EXERCISE DIRECTIONS:
Read the records and gather each line that includes "chart".

* start GIVEN RECORDS *

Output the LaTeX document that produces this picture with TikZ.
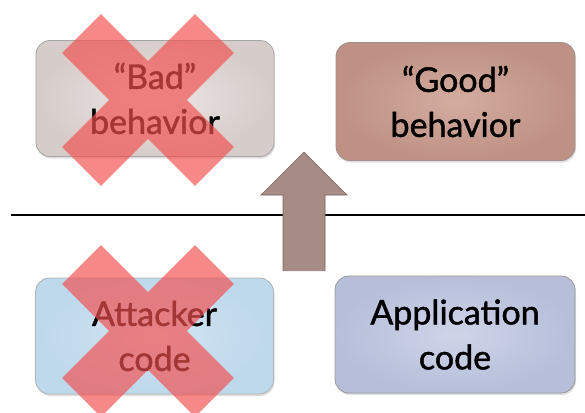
\documentclass[tikz,border=0pt]{standalone}
\usepackage{fontspec}
\setmainfont[FakeBold=1.3]{Lato}
\usetikzlibrary{shadows}
\definecolor{badfill}{RGB}{214,204,202}
\definecolor{badin}{RGB}{236,230,228}
\definecolor{goodfill}{RGB}{190,145,132}
\definecolor{goodin}{RGB}{212,172,160}
\definecolor{attfill}{RGB}{190,216,236}
\definecolor{attin}{RGB}{210,228,242}
\definecolor{appfill}{RGB}{182,190,218}
\definecolor{appin}{RGB}{206,212,232}
\definecolor{arrowfill}{RGB}{166,140,132}
\definecolor{arrowline}{RGB}{120,100,94}
\definecolor{xred}{RGB}{242,80,80}
\tikzset{
  box/.style={rounded corners=14pt, draw=gray!80, line width=0.8pt,
    minimum width=238pt, minimum height=116pt, align=center,
    font=\fontsize{34}{45}\selectfont, text=black,
    drop shadow={shadow xshift=1pt, shadow yshift=-2pt, opacity=0.25}},
  redcross/.pic={
    \fill[xred, opacity=0.68]
      (47.02,85.92) -- (85.92,47.02) -- (38.9,0) -- (85.92,-47.02) --
      (47.02,-85.92) -- (0,-38.9) -- (-47.02,-85.92) -- (-85.92,-47.02) --
      (-38.9,0) -- (-85.92,47.02) -- (-47.02,85.92) -- (0,38.9) -- cycle;
  }
}
\begin{document}
\begin{tikzpicture}[x=1pt,y=1pt]
\useasboundingbox (0,0) rectangle (585,-412);
\fill[white] (0,0) rectangle (585,-412);
% boundary line
\coordinate (lineL) at (11,-215);
\coordinate (lineR) at (585,-215);
\draw[line width=2pt] (lineL) -- (lineR);
% boxes
\node[box, inner color=badin, outer color=badfill, draw=gray!70] (bad) at (155,-98.5) {``Bad''\\behavior};
\node[box, inner color=goodin, outer color=goodfill, draw=arrowline!70, minimum width=239pt, minimum height=118pt] (good) at (455.5,-101.5) {``Good''\\behavior};
\node[box, inner color=attin, outer color=attfill, draw=gray!60] (att) at (154.5,-336) {Attacker\\code};
\node[box, inner color=appin, outer color=appfill, draw=gray!80, minimum width=240pt, minimum height=117pt] (app) at (455,-334.5) {Application\\code};
% up arrow
\fill[arrowfill] (283,-271) -- (283,-195) -- (261,-195) -- (304,-152) -- (347,-195) -- (325,-195) -- (325,-271) -- cycle;
\draw[arrowline, line width=0.6pt] (283,-271) -- (283,-195) -- (261,-195) -- (304,-152) -- (347,-195) -- (325,-195) -- (325,-271);
% red crosses
\pic at (148,-100) {redcross};
\pic at (148,-331) {redcross};
\end{tikzpicture}
\end{document}
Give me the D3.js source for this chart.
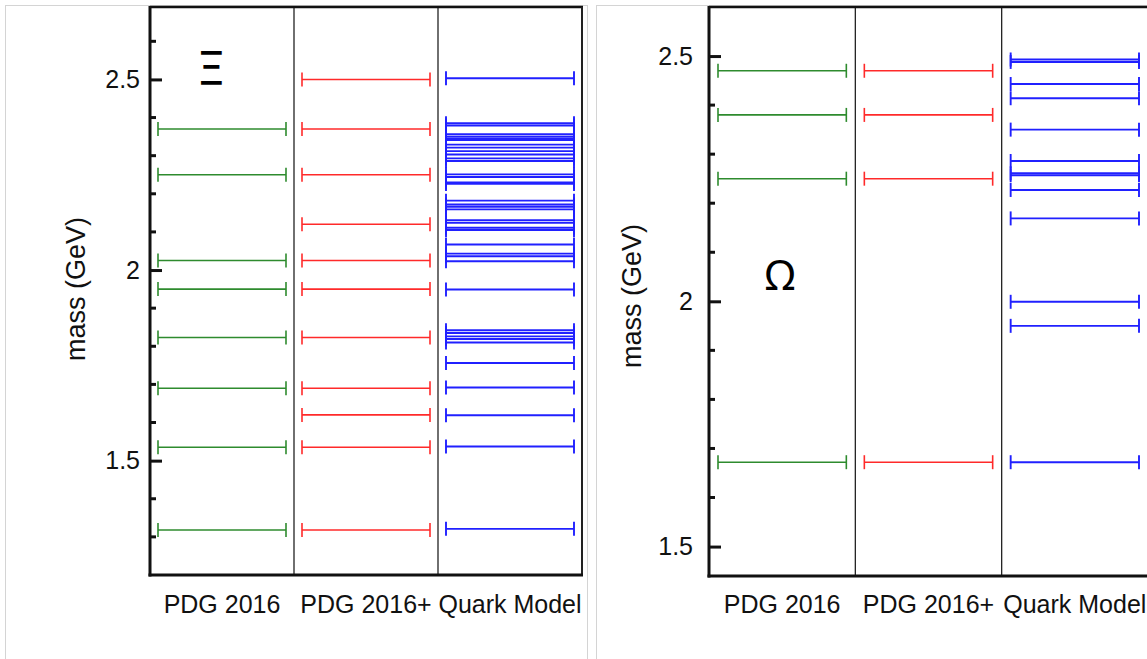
<!DOCTYPE html>
<html>
<head>
<meta charset="utf-8">
<script src="https://cdn.jsdelivr.net/npm/d3@7"></script>
<style>
  body { margin: 0; background: #fff; }
  svg text { font-family: "Liberation Sans", Arial, sans-serif; fill: #111; }
</style>
</head>
<body>
<div id="chart"></div>
<script>
var width = 1147,
    height = 659;

var colors = { pdg: "#2e8b2e", plus: "#ff2a2a", quark: "#2020ff" };

var categories = ["PDG 2016", "PDG 2016+", "Quark Model"];

// Xi levels (GeV)
var xiPdg = [1.318, 1.535, 1.690, 1.823, 1.950, 2.025, 2.250, 2.370];
var xiPdgPlus = [1.318, 1.535, 1.620, 1.690, 1.823, 1.950, 2.025, 2.120, 2.250, 2.370, 2.500];
var xiQuark = [1.321, 1.537, 1.619, 1.692, 1.756, 1.810, 1.819, 1.826, 1.835, 1.842, 1.949,
  2.023, 2.036, 2.043, 2.067, 2.105, 2.111, 2.124, 2.131, 2.159, 2.166, 2.172, 2.182,
  2.226, 2.230, 2.244, 2.251, 2.286, 2.293, 2.303, 2.312, 2.321, 2.329, 2.341, 2.345,
  2.350, 2.356, 2.379, 2.385, 2.503];

// Omega levels (GeV)
var omegaPdg = [1.672, 2.250, 2.380, 2.470];
var omegaPdgPlus = [1.672, 2.250, 2.380, 2.470];
var omegaQuark = [1.672, 1.950, 1.999, 2.169, 2.227, 2.257, 2.261, 2.286, 2.350, 2.414,
  2.443, 2.488, 2.493];

var majorTicks = [1.5, 2, 2.5];
var majorLabels = ["1.5", "2", "2.5"];
var xiMinor = [1.3, 1.4, 1.6, 1.7, 1.8, 1.9, 2.1, 2.2, 2.3, 2.4, 2.6];
var omegaMinor = [1.6, 1.7, 1.8, 1.9, 2.1, 2.2, 2.3, 2.4];

var svg = d3.select("#chart").append("svg")
    .attr("width", width)
    .attr("height", height);

svg.append("rect")
    .attr("width", width)
    .attr("height", height)
    .attr("fill", "#fff");

// screenshot borders
svg.append("rect")
    .attr("x", 5.5).attr("y", 5.5)
    .attr("width", 582).attr("height", 700)
    .attr("fill", "none")
    .attr("stroke", "#d4d4d4");
svg.append("rect")
    .attr("x", 596.5).attr("y", 5.5)
    .attr("width", 700).attr("height", 700)
    .attr("fill", "none")
    .attr("stroke", "#d4d4d4");

drawPanel({
  x0: 150, x1: 582, top: 7, bottom: 575,
  domain: [1.2, 2.69], inset: 8,
  series: [xiPdg, xiPdgPlus, xiQuark],
  minor: xiMinor, labelGap: 10,
  titleX: 75, titleY: 289,
  symbol: "\u039E", symX: 211, symY: 85, symSize: 46, symFont: "DejaVu Sans"
});

drawPanel({
  x0: 709, x1: 1148, top: 7, bottom: 576,
  domain: [1.44, 2.6], inset: 9,
  series: [omegaPdg, omegaPdgPlus, omegaQuark],
  minor: omegaMinor, labelGap: 16,
  titleX: 631, titleY: 296,
  symbol: "\u03A9", symX: 780, symY: 290, symSize: 42, symFont: "Noto Sans"
});

function drawPanel(p) {
  var x = d3.scaleBand()
      .domain(categories)
      .range([p.x0, p.x1]);

  var y = d3.scaleLinear()
      .domain(p.domain)
      .range([p.bottom, p.top]);

  var g = svg.append("g");
  var seriesColors = [colors.pdg, colors.plus, colors.quark],
      seriesWidths = [1.6, 1.6, 1.9];

  p.series.forEach(function(values, i) {
    var cat = categories[i],
        xa = x(cat) + p.inset,
        xb = x(cat) + x.bandwidth() - p.inset;
    var s = g.append("g")
        .attr("stroke", seriesColors[i])
        .attr("stroke-width", seriesWidths[i])
        .attr("fill", "none");
    var lvl = s.selectAll("g").data(values).enter().append("g");
    lvl.append("line")
        .attr("x1", xa).attr("x2", xb)
        .attr("y1", function(d) { return y(d); })
        .attr("y2", function(d) { return y(d); });
    lvl.append("line")
        .attr("x1", xa).attr("x2", xa)
        .attr("y1", function(d) { return y(d) - 7; })
        .attr("y2", function(d) { return y(d) + 7; });
    lvl.append("line")
        .attr("x1", xb).attr("x2", xb)
        .attr("y1", function(d) { return y(d) - 7; })
        .attr("y2", function(d) { return y(d) + 7; });
  });

  // column dividers
  g.selectAll(".divider")
      .data(categories.slice(1))
      .enter().append("line")
      .attr("x1", function(d) { return x(d); })
      .attr("x2", function(d) { return x(d); })
      .attr("y1", p.top)
      .attr("y2", p.bottom)
      .attr("stroke", "#222")
      .attr("stroke-width", 1.3);

  // frame
  g.append("line")
      .attr("x1", p.x0).attr("x2", p.x1 + 1)
      .attr("y1", p.top).attr("y2", p.top)
      .attr("stroke", "#111").attr("stroke-width", 2.5);
  g.append("line")
      .attr("x1", p.x1).attr("x2", p.x1)
      .attr("y1", p.top).attr("y2", p.bottom)
      .attr("stroke", "#222").attr("stroke-width", 2);

  var axis = d3.axisLeft(y)
      .tickValues(majorTicks)
      .tickFormat(function(d, i) { return majorLabels[i]; })
      .tickSize(-12)
      .tickPadding(p.labelGap);

  var ax = svg.append("g")
      .attr("transform", "translate(" + p.x0 + ",0)")
      .call(axis);
  ax.select(".domain").remove();
  ax.selectAll(".tick line")
      .attr("stroke", "#111")
      .attr("stroke-width", 3);
  ax.selectAll(".tick text")
      .attr("x", -p.labelGap)
      .attr("font-size", 25)
      .attr("font-family", "Liberation Sans, Arial, sans-serif")
      .attr("fill", "#111");

  g.selectAll(".minor")
      .data(p.minor)
      .enter().append("line")
      .attr("x1", p.x0).attr("x2", p.x0 + 6)
      .attr("y1", function(d) { return y(d); })
      .attr("y2", function(d) { return y(d); })
      .attr("stroke", "#111")
      .attr("stroke-width", 3);

  g.append("line")
      .attr("x1", p.x0).attr("x2", p.x0)
      .attr("y1", p.top - 1).attr("y2", p.bottom + 1.5)
      .attr("stroke", "#111").attr("stroke-width", 3);
  g.append("line")
      .attr("x1", p.x0 - 1.5).attr("x2", p.x1 + 1)
      .attr("y1", p.bottom).attr("y2", p.bottom)
      .attr("stroke", "#111").attr("stroke-width", 3);

  // category labels
  g.selectAll(".cat")
      .data(categories)
      .enter().append("text")
      .attr("x", function(d) { return x(d) + x.bandwidth() / 2; })
      .attr("y", 613)
      .attr("text-anchor", "middle")
      .attr("font-size", 25)
      .text(function(d) { return d; });

  g.append("text")
      .attr("transform", "translate(" + (p.titleX + 10) + "," + p.titleY + ") rotate(-90)")
      .attr("text-anchor", "middle")
      .attr("font-size", 27)
      .text("mass (GeV)");

  g.append("text")
      .attr("x", p.symX)
      .attr("y", p.symY)
      .attr("text-anchor", "middle")
      .attr("font-size", p.symSize)
      .style("font-family", p.symFont)
      .style("fill", "#000")
      .text(p.symbol);
}
</script>
</body>
</html>
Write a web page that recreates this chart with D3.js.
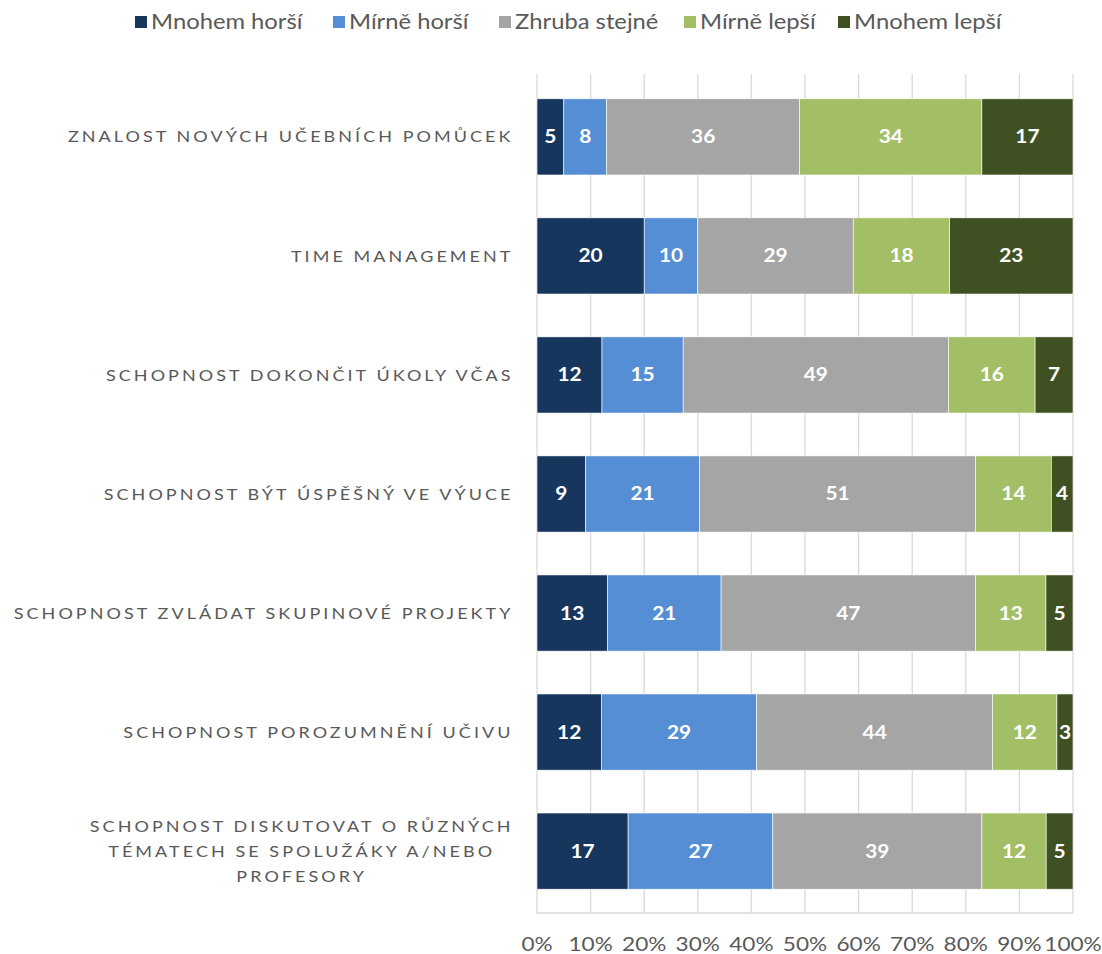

* end GIVEN RECORDS *

PROBLEM SOLUTION:
Give me the D3.js source for this chart.
<div id="chart"></div>
var svg = d3.select("#chart").append("svg")
Write a web page that recreates this chart with D3.js.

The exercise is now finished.